Date of Award

Fall 9-5-2025

Degree Type

Thesis

Degree Name

Master of Arts (MA)

Department

Education

First Advisor

Eilene Edejer

Abstract

This thesis investigates how contemporary U.S. educational accountability policies—namely No Child Left Behind (NCLB) and Race to the Top (RttT)—redefine the role of teachers through a compliance-oriented lens. Moving beyond logistical and emotional impacts, this study applies Plato’s Allegory of the Cave as a philosophical framework to uncover the intellectual and ethical constraints imposed on educators.
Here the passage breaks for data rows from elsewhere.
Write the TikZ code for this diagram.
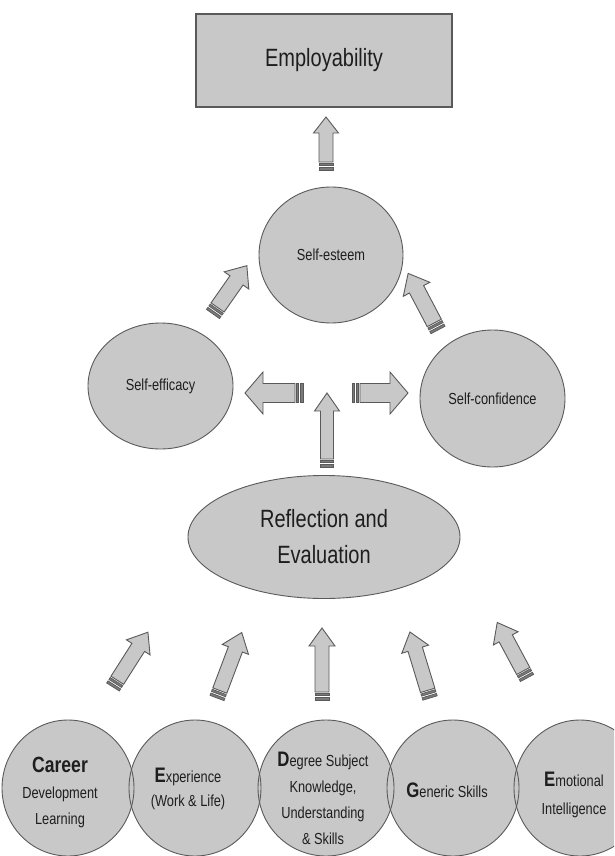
\documentclass[tikz,border=0pt]{standalone}
\usepackage{fontspec}
\setmainfont{Liberation Sans}[FakeStretch=0.8]
\usetikzlibrary{shapes.geometric}
\definecolor{shade}{HTML}{C8C8C8}
\definecolor{edge}{HTML}{5A5A5A}
\definecolor{ink}{HTML}{1E1E1E}
\definecolor{barfill}{HTML}{7A7A7A}
\newcommand{\bigi}{\fontsize{21}{26}\selectfont\bfseries}
\tikzset{
  fa shaft/.store in=\fashaft, fa head/.store in=\fahead, fa hlen/.store in=\fahlen,
  fa shaft=7, fa head=12.5, fa hlen=16,
  fatarrow/.pic={
    \coordinate (-tail) at (0,0);
    \coordinate (-tip) at (#1,0);
    \filldraw[fill=shade,draw=edge,line width=0.9pt,line join=miter]
      (8,-\fashaft) -- ({#1-\fahlen},-\fashaft) -- ({#1-\fahlen},-\fahead) -- (#1,0)
      -- ({#1-\fahlen},\fahead) -- ({#1-\fahlen},\fashaft) -- (8,\fashaft) -- cycle;
    \filldraw[fill=barfill,draw=edge,line width=0.7pt] (0,-\fashaft) rectangle (2.5,\fashaft);
    \filldraw[fill=barfill,draw=edge,line width=0.7pt] (4.2,-\fashaft) rectangle (6.5,\fashaft);
  },
  bubble/.style={ellipse, fill=shade, draw=edge, line width=0.9pt, inner sep=0pt, text=ink, align=center},
  bubblefill/.style={ellipse, fill=shade, inner sep=0pt},
  txt/.style={text=ink, align=center, inner sep=0pt},
}
\begin{document}
\begin{tikzpicture}[x=1pt,y=-1pt]
\useasboundingbox (0,0) rectangle (614,856);
\clip (0,0) rectangle (614,856);
\fill[white] (0,0) rectangle (614,856);

% top box
\node[draw=edge, fill=shade, line width=1.2pt, minimum width=256pt, minimum height=93pt,
      text=ink, font=\fontsize{25}{30}\selectfont] (emp) at (324,60.5) {Employability};

% middle ellipses
\node[bubble, minimum width=144pt, minimum height=136pt, font=\fontsize{16}{20}\selectfont] (esteem) at (331,255) {Self-esteem};
\node[bubble, minimum width=145pt, minimum height=126pt, font=\fontsize{16}{20}\selectfont] (efficacy) at (160.5,386) {Self-efficacy};
\node[bubble, minimum width=145pt, minimum height=137pt, font=\fontsize{16}{20}\selectfont] (confidence) at (492.5,398.5) {Self-confidence};
\node[bubble, minimum width=272pt, minimum height=123pt, font=\fontsize{25}{36}\selectfont] (refl) at (324,537) {Reflection and\\Evaluation};

% block arrows
\pic[rotate=90, fa shaft=7, fa head=12.5, fa hlen=16] (a0) at (326,170) {fatarrow=53};
\pic[rotate=55, fa shaft=8, fa head=15, fa hlen=18] (a1) at (213,314) {fatarrow=59};
\pic[rotate=117.8, fa shaft=8, fa head=15, fa hlen=18] (a2) at (438,330) {fatarrow=64};
\pic[rotate=180, fa shaft=9.5, fa head=21, fa hlen=18] (a3) at (303,393) {fatarrow=58};
\pic[rotate=0, fa shaft=9.5, fa head=21, fa hlen=18] (a4) at (352,393) {fatarrow=56};
\pic[rotate=90, fa shaft=6.5, fa head=12.5, fa hlen=18] (a5) at (327,467) {fatarrow=74};

\pic[rotate=57.5, fa shaft=7.5, fa head=14, fa hlen=18] (b1) at (113,687) {fatarrow=65};
\pic[rotate=69.3, fa shaft=7.5, fa head=14, fa hlen=18] (b2) at (217,698) {fatarrow=70};
\pic[rotate=90, fa shaft=7, fa head=13, fa hlen=18] (b3) at (322,700) {fatarrow=72};
\pic[rotate=106.9, fa shaft=7.5, fa head=14, fa hlen=18] (b4) at (430,698) {fatarrow=69};
\pic[rotate=118.2, fa shaft=7.5, fa head=14, fa hlen=18] (b5) at (527,678) {fatarrow=63};

% bottom circles
\node[bubblefill, minimum width=132pt, minimum height=136pt] (c1) at (68,788) {};
\node[bubblefill, minimum width=132pt, minimum height=136pt] (c2) at (195,788) {};
\node[bubblefill, minimum width=136pt, minimum height=136pt] (c3) at (326,788) {};
\node[bubblefill, minimum width=132pt, minimum height=136pt] (c4) at (453,788) {};
\node[bubblefill, minimum width=132pt, minimum height=136pt] (c5) at (580,788) {};
\foreach \i/\r in {1/66,2/66,3/68,4/66,5/66}
  \draw[draw=edge, line width=0.9pt] (c\i.center) ellipse [x radius=\r pt, y radius=68pt];

\node[txt, font=\fontsize{16}{26}\selectfont] (t1) at (60,792)
  {{\fontsize{22}{26}\selectfont\bfseries Career}\\Development\\Learning};
\node[txt, font=\fontsize{16}{24}\selectfont] (t2) at (188,789)
  {{\bigi E}xperience\\(Work \& Life)};
\node[txt, font=\fontsize{16}{26}\selectfont] (t3) at (323,798)
  {{\bigi D}egree Subject\\Knowledge,\\Understanding\\\& Skills};
\node[txt, font=\fontsize{16}{24}\selectfont] (t4) at (447,790)
  {{\bigi G}eneric Skills};
\node[txt, font=\fontsize{16}{28}\selectfont] (t5) at (574,795)
  {{\bigi E}motional\\Intelligence};
\end{tikzpicture}
\end{document}
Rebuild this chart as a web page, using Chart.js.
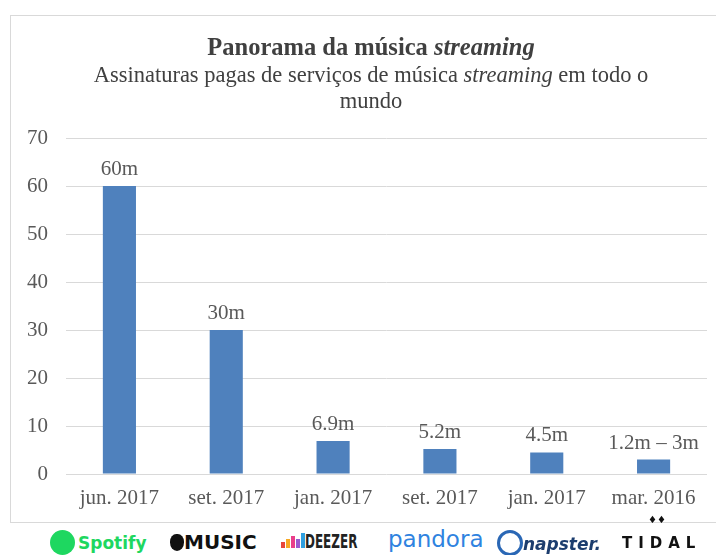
<!DOCTYPE html>
<html>
<head>
<meta charset="utf-8">
<script src="https://cdn.jsdelivr.net/npm/chart.js@4"></script>
<style>
  html,body{margin:0;padding:0;background:#fff;width:716px;height:555px;overflow:hidden;position:relative;}
  #box{position:absolute;left:10px;top:15px;width:720px;height:508px;border:1px solid #d9d9d9;box-sizing:border-box;}
  #chart{position:absolute;left:0;top:0;}
  .ttl{position:absolute;left:0;width:720px;text-align:center;font-family:"Liberation Serif",serif;color:#404040;white-space:nowrap;line-height:1;}
  #t1{top:19px;font-size:24.5px;font-weight:bold;}
  #t2{top:48px;font-size:22.5px;}
  #t3{top:74px;font-size:22.5px;}
  .logo{position:absolute;top:530px;white-space:nowrap;font-family:"DejaVu Sans",sans-serif;font-weight:bold;}
</style>
</head>
<body>
<div id="box">
  <canvas id="chart" width="720" height="508"></canvas>
  <div class="ttl" id="t1">Panorama da música <i>streaming</i></div>
  <div class="ttl" id="t2">Assinaturas pagas de serviços de música <i>streaming</i> em todo o</div>
  <div class="ttl" id="t3">mundo</div>
</div>

<!-- service logos row, rendered as text -->
<div class="logo" style="left:50px;color:#1ed760;font-size:17px;">
  <span style="display:inline-block;width:25px;height:25px;border-radius:50%;background:#1ed760;vertical-align:-6px;margin-right:3px;"></span>Spotify</div>
<div class="logo" style="left:170px;color:#111;font-size:20px;">
  <span style="display:inline-block;width:14px;height:17px;border-radius:45% 45% 50% 50%;background:#111;vertical-align:-2px;"></span>MUSIC</div>
<div class="logo" style="left:281px;color:#222;font-size:19px;">
  <span style="display:inline-block;width:4px;height:6px;background:#e8463a;"></span><span style="display:inline-block;width:4px;height:9px;background:#f7a823;margin-left:1px;"></span><span style="display:inline-block;width:4px;height:12px;background:#ea3f8a;margin-left:1px;"></span><span style="display:inline-block;width:4px;height:9px;background:#9b59d0;margin-left:1px;"></span><span style="display:inline-block;width:4px;height:15px;background:#2f9fe0;margin-left:1px;"></span><span style="display:inline-block;transform:scaleX(0.7);transform-origin:left;font-family:'Liberation Sans Narrow','DejaVu Sans Condensed',sans-serif;">DEEZER</span></div>
<div class="logo" style="left:388px;top:526px;color:#2f83e0;font-size:23px;font-weight:normal;font-family:'DejaVu Sans',sans-serif;">pandora</div>
<div class="logo" style="left:497px;color:#1c3d6e;font-size:17px;font-style:italic;">
  <span style="display:inline-block;width:20px;height:20px;border-radius:50%;border:3px solid #2a67b5;vertical-align:-6px;"></span>napster.</div>
<div class="logo" style="left:622px;top:534px;color:#111;font-size:15px;letter-spacing:6px;">TIDAL</div>
<div class="logo" style="left:648px;top:514px;color:#111;font-size:10px;">&#9830;&#9830;</div>

<script>
const categories = ["jun. 2017","set. 2017","jan. 2017","set. 2017","jan. 2017","mar. 2016"];
const subscribers = [60, 30, 6.9, 5.2, 4.5, 3];
const valueLabels = ["60m","30m","6.9m","5.2m","4.5m","1.2m \u2013 3m"];
const yTicks = [0,10,20,30,40,50,60,70];

const textGray = "#595959";
const serif = "'Liberation Serif', 'Times New Roman', serif";

// draws the "60m" style labels above each bar
const barLabels = {
  id:"barLabels",
  afterDatasetsDraw(chart){
    const ctx = chart.ctx;
    const meta = chart.getDatasetMeta(0);
    ctx.save();
    ctx.font = "21px " + serif;
    ctx.fillStyle = textGray;
    ctx.textAlign = "center";
    ctx.textBaseline = "bottom";
    meta.data.forEach((bar,i)=>{
      ctx.fillText(valueLabels[i], bar.x, bar.y - 6);
    });
    ctx.restore();
  }
};

new Chart(document.getElementById("chart"),{
  type:"bar",
  data:{
    labels:categories,
    datasets:[{
      data:subscribers,
      backgroundColor:"#4f81bd",
      borderWidth:0,
      categoryPercentage:1,
      barPercentage:0.31
    }]
  },
  options:{
    responsive:false,
    animation:false,
    devicePixelRatio:1,
    layout:{padding:{top:122,right:24,left:0,bottom:0}},
    plugins:{legend:{display:false},title:{display:false},tooltip:{enabled:false}},
    scales:{
      x:{
        grid:{display:false,drawTicks:false},
        border:{display:false},
        ticks:{color:textGray,font:{family:serif,size:21},padding:12,maxRotation:0,autoSkip:false},
        afterFit(s){ s.height = 50; }
      },
      y:{
        min:0,max:70,
        afterBuildTicks(s){ s.ticks = yTicks.map(v=>({value:v})); },
        grid:{color:"#d9d9d9",lineWidth:1,drawTicks:false},
        border:{display:false},
        ticks:{color:textGray,font:{family:serif,size:21},padding:18},
        afterFit(s){ s.width = 55; }
      }
    }
  },
  plugins:[barLabels]
});
</script>
</body>
</html>
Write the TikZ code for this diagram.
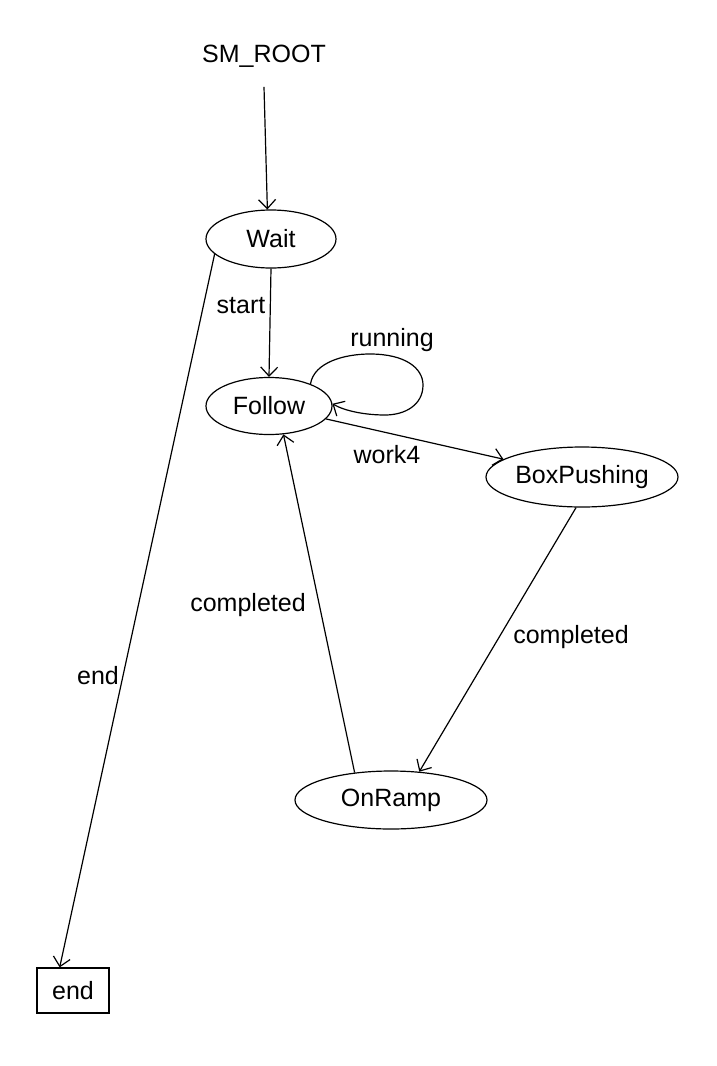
\documentclass[tikz,border=0pt]{standalone}
\usepackage{fontspec}
\setmainfont{Liberation Sans}
\usetikzlibrary{shapes.geometric,arrows.meta}
\begin{document}
\begin{tikzpicture}[x=1pt,y=-1pt,
  every node/.style={font=\fontsize{25}{30}\selectfont},
  state/.style={ellipse,draw,line width=1.2pt,inner sep=0pt},
  endstate/.style={rectangle,draw,line width=1.2pt,inner sep=0pt,minimum width=72pt,minimum height=45pt},
  lbl/.style={inner sep=0pt},
  arr/.style={line width=1.2pt,-{Straight Barb[length=9pt,width=17pt,line width=1.2pt]}}]
\useasboundingbox (0,0) rectangle (716,1066);
\node[inner xsep=2pt,inner ysep=19pt] (root) at (264,56.5) {SM\_ROOT};
\node[state,minimum width=130pt,minimum height=58pt] (Wait) at (271,239) {Wait};
\node[state,minimum width=126pt,minimum height=57pt] (Follow) at (269,406) {Follow};
\node[state,minimum width=192pt,minimum height=60pt] (BoxPushing) at (582,477) {BoxPushing};
\node[state,minimum width=192pt,minimum height=58pt] (OnRamp) at (391,800) {OnRamp};
\node[endstate] (endbox) at (73,990.5) {end};

\node[lbl] (lstart) at (241,306) {start};
\node[lbl] (lrun) at (392,340) {running};
\node[lbl] (lwork) at (387,455) {work4};
\node[lbl] (lcomp1) at (248,605) {completed};
\node[lbl] (lcomp2) at (571,637) {completed};
\node[lbl] (lend) at (98,676) {end};

\draw[arr] (root.south) -- (Wait.97);
\draw[arr] (Wait.south) -- (Follow.north);
\draw[arr] (Follow.28) .. controls (314,362) and (345,354) .. (370,354)
                       .. controls (405,354) and (423,368) .. (423,385)
                       .. controls (423,405) and (405,415) .. (385,415)
                       .. controls (365,415) and (345,411) .. (Follow.2);
\draw[arr] (Follow) -- (BoxPushing);
\draw[arr] (BoxPushing.-101) -- (OnRamp.45);
\draw[arr] (OnRamp.143) -- (Follow.-63);
\draw[arr] (Wait.195) -- (endbox.120);
\end{tikzpicture}
\end{document}
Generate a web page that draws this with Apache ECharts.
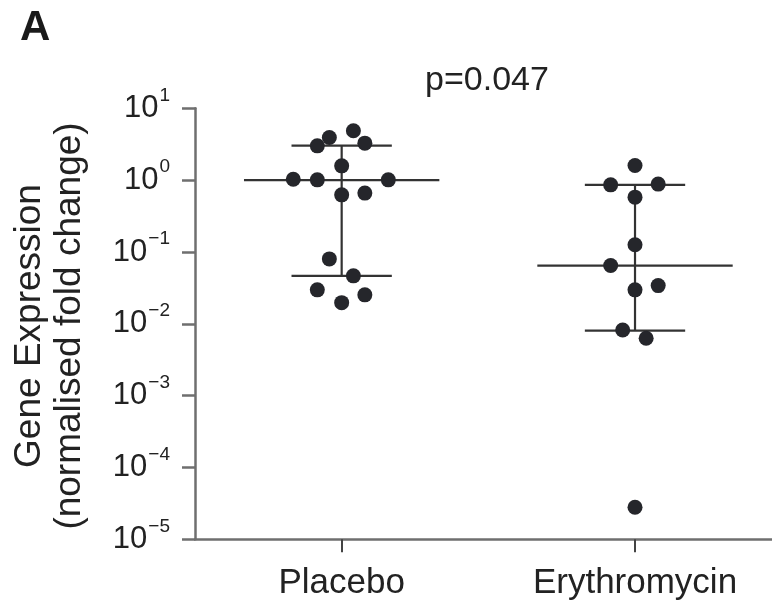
<!DOCTYPE html>
<html>
<head>
<meta charset="utf-8">
<script src="https://cdn.jsdelivr.net/npm/echarts@6/dist/echarts.min.js"></script>
<style>
  html, body { margin: 0; padding: 0; background: #fff; }
  #chart { width: 772px; height: 609px; }
</style>
</head>
<body>
<div id="chart"></div>
<script>
// Groups and their positions on the horizontal axis
var categories = ['Placebo', 'Erythromycin'];
var categoryPos = [0.5, 1.5];
// Visible end of the horizontal axis (the axis runs off the right edge)
var xMax = 1.967;

// Individual measurements (normalised fold change) and horizontal spread of each dot
var placeboValues = [4.86, 3.92, 3.0, 3.27, 1.58, 1.03, 1.01, 1.01, 0.624, 0.66, 0.080, 0.0465, 0.0297, 0.0253, 0.0197];
var placeboJitter = [0.04, -0.042, -0.083, 0.079, 0, -0.165, -0.083, 0.159, 0, 0.079, -0.042, 0.04, -0.083, 0.079, 0];

var erythroValues = [1.6, 0.86, 0.88, 0.58, 0.126, 0.0647, 0.0297, 0.034, 0.0082, 0.0063, 0.0000279];
var erythroJitter = [0, -0.083, 0.079, 0, 0, -0.083, 0, 0.079, -0.042, 0.038, 0];

// Median and interquartile range per group: [lower, median, upper]
var placeboSummary = [0.0465, 1.0, 3.03];
var erythroSummary = [0.00804, 0.0647, 0.86];

// Y axis range (log scale)
var yMin = 1e-5;
var yMax = 10;

var pValueText = 'p=0.047';
var panelLetter = 'A';
var yTitle = 'Gene Expression\n(normalised fold change)';

var MEDIAN_HALF = 0.333;
var WHISKER_HALF = 0.171;

function points(values, jitter, pos) {
  return values.map(function (v, i) { return [pos + jitter[i], v]; });
}

var scatterData = points(placeboValues, placeboJitter, categoryPos[0])
  .concat(points(erythroValues, erythroJitter, categoryPos[1]));

var summaryData = [
  [categoryPos[0]].concat(placeboSummary),
  [categoryPos[1]].concat(erythroSummary)
];

var fontFamily = '"Liberation Sans", Arial, Helvetica, sans-serif';
var axisColor = '#6f6f6f';
var textColor = '#222222';

var chart = echarts.init(document.getElementById('chart'), null, { renderer: 'canvas' });

chart.setOption({
  backgroundColor: '#ffffff',
  animation: false,
  grid: { left: 195, top: 108.3, right: 0, bottom: 69.7, containLabel: false },
  xAxis: {
    type: 'value',
    min: 0,
    max: xMax,
    splitLine: { show: false },
    axisLine: { show: true, lineStyle: { color: axisColor, width: 2.5 } },
    axisTick: {
      show: true,
      customValues: categoryPos,
      length: 13,
      lineStyle: { color: '#444', width: 2 }
    },
    axisLabel: {
      customValues: categoryPos,
      margin: 27,
      color: textColor,
      fontFamily: fontFamily,
      fontSize: 35,
      lineHeight: 35,
      formatter: function (v) {
        var idx = categoryPos.indexOf(v);
        return idx >= 0 ? categories[idx] : '';
      }
    }
  },
  yAxis: {
    type: 'log',
    logBase: 10,
    min: yMin,
    max: yMax,
    interval: 1,
    splitLine: { show: false },
    minorTick: { show: false },
    axisLine: { show: true, lineStyle: { color: axisColor, width: 2.5 } },
    axisTick: { show: true, length: 13, lineStyle: { color: axisColor, width: 2.5 } },
    axisLabel: {
      margin: 25,
      color: textColor,
      fontFamily: fontFamily,
      formatter: function (value) {
        var e = Math.round(Math.log10(value));
        var exp = e < 0 ? '\u2212' + (-e) : String(e);
        return '{b|10}{e|' + exp + '}';
      },
      rich: {
        b: { fontSize: 31, lineHeight: 31, fontFamily: fontFamily, color: textColor, verticalAlign: 'bottom' },
        e: { fontSize: 19, lineHeight: 19, fontFamily: fontFamily, color: textColor, verticalAlign: 'bottom', padding: [0, 0, 19, 1] }
      }
    }
  },
  graphic: [
    {
      type: 'text',
      left: 20,
      top: 7,
      style: { text: panelLetter, font: 'bold 42px ' + fontFamily, fill: '#1a1a1a' }
    },
    {
      type: 'text',
      x: 487,
      y: 81,
      style: { text: pValueText, font: '34px ' + fontFamily, fill: textColor, align: 'center', verticalAlign: 'middle' }
    },
    {
      type: 'text',
      x: 50,
      y: 326,
      rotation: Math.PI / 2,
      style: {
        text: yTitle,
        font: '37px ' + fontFamily,
        lineHeight: 40,
        fill: textColor,
        align: 'center',
        verticalAlign: 'middle'
      }
    }
  ],
  series: [
    {
      type: 'custom',
      name: 'summary',
      data: summaryData,
      encode: { x: 0, y: [1, 2, 3] },
      z: 2,
      renderItem: function (params, api) {
        var cx = api.value(0), lo = api.value(1), mid = api.value(2), hi = api.value(3);
        var style = { stroke: '#333333', lineWidth: 2.2 };
        function seg(x1, y1, x2, y2) {
          var a = api.coord([x1, y1]), b = api.coord([x2, y2]);
          return { type: 'line', shape: { x1: a[0], y1: a[1], x2: b[0], y2: b[1] }, style: style };
        }
        return {
          type: 'group',
          children: [
            seg(cx, lo, cx, hi),
            seg(cx - MEDIAN_HALF, mid, cx + MEDIAN_HALF, mid),
            seg(cx - WHISKER_HALF, hi, cx + WHISKER_HALF, hi),
            seg(cx - WHISKER_HALF, lo, cx + WHISKER_HALF, lo)
          ]
        };
      }
    },
    {
      type: 'scatter',
      name: 'samples',
      data: scatterData,
      symbol: 'circle',
      symbolSize: 15,
      z: 3,
      itemStyle: { color: '#25262b', opacity: 1 }
    }
  ]
});
</script>
</body>
</html>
Through qualitative document analysis of federal policy texts, three metaphorical themes—shackles, shadows, and enlightenment—emerged to represent how teachers are bound by data-driven mandates, compelled to perform surface-level success, and yet still retain the potential to guide students toward deeper intellectual engagement. The findings reveal a systemic misalignment between policy rhetoric and the philosophical purpose of education. Rather than empowering teachers as ethical and intellectual leaders, current policies reduce them to technicians of performance metrics. While glimpses of mentorship and reflective practice appear in policy language, they are often instrumentalized to serve outcome-based agendas. This study calls for a radical reimagining of educational policy—one that restores teachers’ moral agency, honors their intellectual labor, and repositions them not as agents of implementation but as keepers of light in a system too often defined by shadows.